Vampire Bats
LOCUSTS. 2005
Director: David Jackson

VAMPIRE BATS. 2005
Director: Eric Bross

Reviewed by Paghat the Ratgirl



Vampire Bats is a sequel to the equally awful telefilm Locusts which pits Dr. Maggy Reardon (Lucy "Xena, Warrior Princess" Lawless) against completely ridiculous grasshoppers out to strip the whole world of its food supply plus cleaning the flesh off everyone's bones, which might've been cool in a moronic sort of way if we ever saw it actually happen.

LocustsThis time it's hordes of vampire bats instead of hordes of grasshoppers.

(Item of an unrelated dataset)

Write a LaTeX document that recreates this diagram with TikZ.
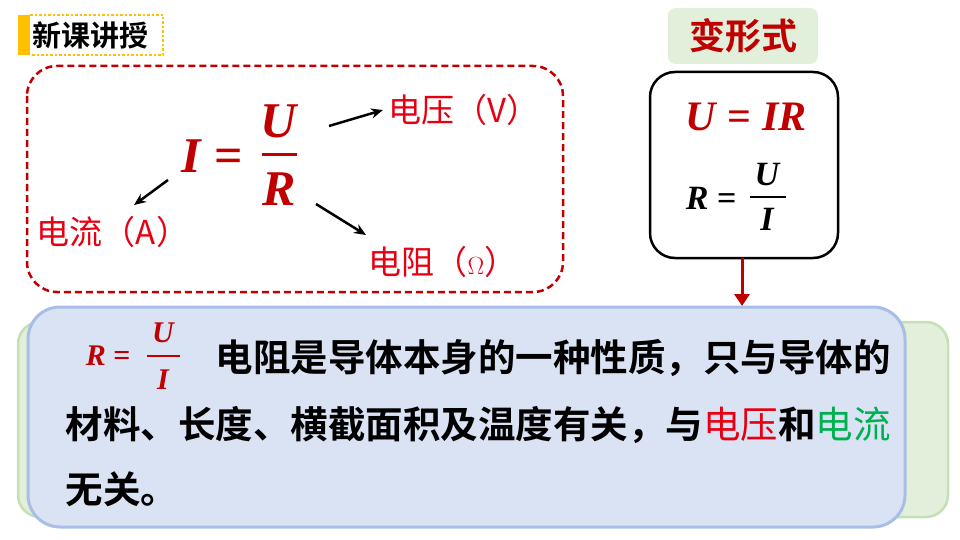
\documentclass[tikz,border=0pt]{standalone}
\usepackage{fontspec}
\newfontfamily\cjk{Noto Sans CJK SC}
\newfontfamily\cjkb{Noto Sans CJK SC Bold}
\setmainfont{Liberation Serif}
\usetikzlibrary{arrows.meta}
\definecolor{dred}{RGB}{192,0,0}
\definecolor{bred}{RGB}{230,0,18}
\definecolor{gfill}{RGB}{226,239,218}
\definecolor{gline}{RGB}{197,224,180}
\definecolor{bfill}{RGB}{218,227,243}
\definecolor{bline}{RGB}{168,190,230}
\definecolor{gtxt}{RGB}{0,176,80}
\definecolor{yelcol}{RGB}{255,192,0}
\tikzset{x=1pt,y=-1pt,
 lbl/.style={text=bred,font=\cjk\fontsize{33}{36}\selectfont},
 arr/.style={-{Stealth[length=12pt,width=10pt]},line width=2.5pt},
 big/.style={text=dred,font=\bfseries\itshape\fontsize{50}{52}\selectfont},
 body/.style={anchor=west,font=\cjkb\fontsize{37.5}{40}\selectfont}}
\begin{document}
\begin{tikzpicture}
\useasboundingbox (0,0) rectangle (960,540);
% title
\fill[yelcol] (18,15) rectangle (30,55);
\draw[yelcol,line width=2.5pt,dotted] (30,15) -- (163,15) -- (163,55) -- (30,55);
\node[font=\cjkb\fontsize{29}{32}\selectfont,anchor=west] (title) at (29,35) {新课讲授};
% dashed box
\draw[dred,line width=2.5pt,dash pattern=on 7pt off 4pt,rounded corners=30pt] (27,66) rectangle (563,292);
\node[big] (I) at (212,156) {I \textup{=}};
\node[big] (U) at (279,121) {U};
\node[big] (R) at (279,189) {R};
\draw[dred,line width=3pt] (262,155) -- (297,155);
\node[lbl] (V) at (464,110) {电压（V）};
\node[lbl] (A) at (113,232) {电流（A）};
\node[lbl] (O) at (443,262) {电阻（$\Omega$）};
\draw[arr] (329,126) -- (383,110);
\draw[arr] (168,180) -- (134,205);
\draw[arr] (316,204) -- (366,235);
% variants
\node[fill=gfill,rounded corners=8pt,minimum width=150pt,minimum height=56pt,text=dred,font=\cjkb\fontsize{36}{40}\selectfont] (bx) at (743,36) {变形式};
\draw[line width=2.5pt,rounded corners=25pt] (650,72) rectangle (838,258);
\node[text=dred,font=\bfseries\itshape\fontsize{42}{44}\selectfont] (b1) at (746,117) {U \textup{=} IR};
\node[font=\bfseries\itshape\fontsize{34}{36}\selectfont,anchor=east] (b2) at (740,198) {R \textup{=}};
\node[font=\bfseries\itshape\fontsize{34}{36}\selectfont] (b3) at (767,175) {U};
\node[font=\bfseries\itshape\fontsize{34}{36}\selectfont] (b4) at (767,219) {I};
\draw[line width=2pt] (750,197) -- (786,197);
\coordinate (ar1) at (742,258);
\coordinate (ar2) at (742,306);
\draw[dred,line width=3pt,-{Triangle[length=12pt,width=15pt]}] (ar1) -- (ar2);
% boxes
\draw[gline,fill=gfill,line width=2.5pt,rounded corners=22pt] (18,322) rectangle (948,517);
\node[body] (t2b) at (62,425) {\phantom{材料、长度、横截面积及温度有关，与电压和电流}，};
\draw[bline,fill=bfill,line width=3pt,rounded corners=32pt] (28,307) rectangle (905,527);
\node[text=dred,font=\bfseries\itshape\fontsize{30}{32}\selectfont,anchor=east] (f1) at (134,356) {R \textup{=}};
\node[text=dred,font=\bfseries\itshape\fontsize{30}{32}\selectfont] (f2) at (163,333) {U};
\node[text=dred,font=\bfseries\itshape\fontsize{30}{32}\selectfont] (f3) at (163,380) {I};
\draw[dred,line width=2pt] (147,356) -- (180,356);
\node[body] (t1) at (212,358) {电阻是导体本身的一种性质，只与导体的};
\node[body] (t2) at (62,425) {材料、长度、横截面积及温度有关，与\textcolor{bred}{\cjk 电压}和\textcolor{gtxt}{\cjk 电流}};
\node[body] (t3) at (62,489) {无关。};
\end{tikzpicture}
\end{document}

Maybe the good doctor will have a third film to complete the trilogy in which she will be pitted against hordes of killer shrews or rabbits or cockroaches.

Vampire Bats is set in a Louisiana bayou, where bigger meaner murderous mutant vampire bats have arisen. The most fun that can be had with this film is to figure out which scenes really were shot near New Orleans, & which scenes were done in a hurry-scurry in Nova Scotia after Hurricane Katrina destroyed the Louisiana setting.

The bats like human prey, but because this film was made for CBS television, it doesn't dare show anything the least bit bloody.

Thus there is a long opening sequence with standard-issue drunken "hooray, let's watch 'em die" teenagers without individual character deliniation, who are deaf to the menacing soundtrack. With plenty of getting lost in the woods & threatening music & lots of indistinguishable characters, what happens in the climax? One, count 'em one teenagers hearss the sound of wings, turns around in terror only to fall in a mudpuddle, then quick fade to black before anything happens. Big build concluding in nothing, then after the ads we're introduced to Lucy Laweless's character who mentions what must've happened during the ads.

When we finally do get to see a bat puppet-on-a-stick, it's no more convincing than a toy bought at Toys R Us for Halloween.

It's way too stupid to succeed as a drama, & without bloody FX or scary bats, it's not effective as exploitation either. So it's fundamentally nothing. The image of Xena in modern garb, running away from badly animated CGI bats, through a tunnel she entered fully knowing she'd encounter deadly bats, yet goes armed with only a kitchen broom -- that's about as logical & exciting as this one ever gets.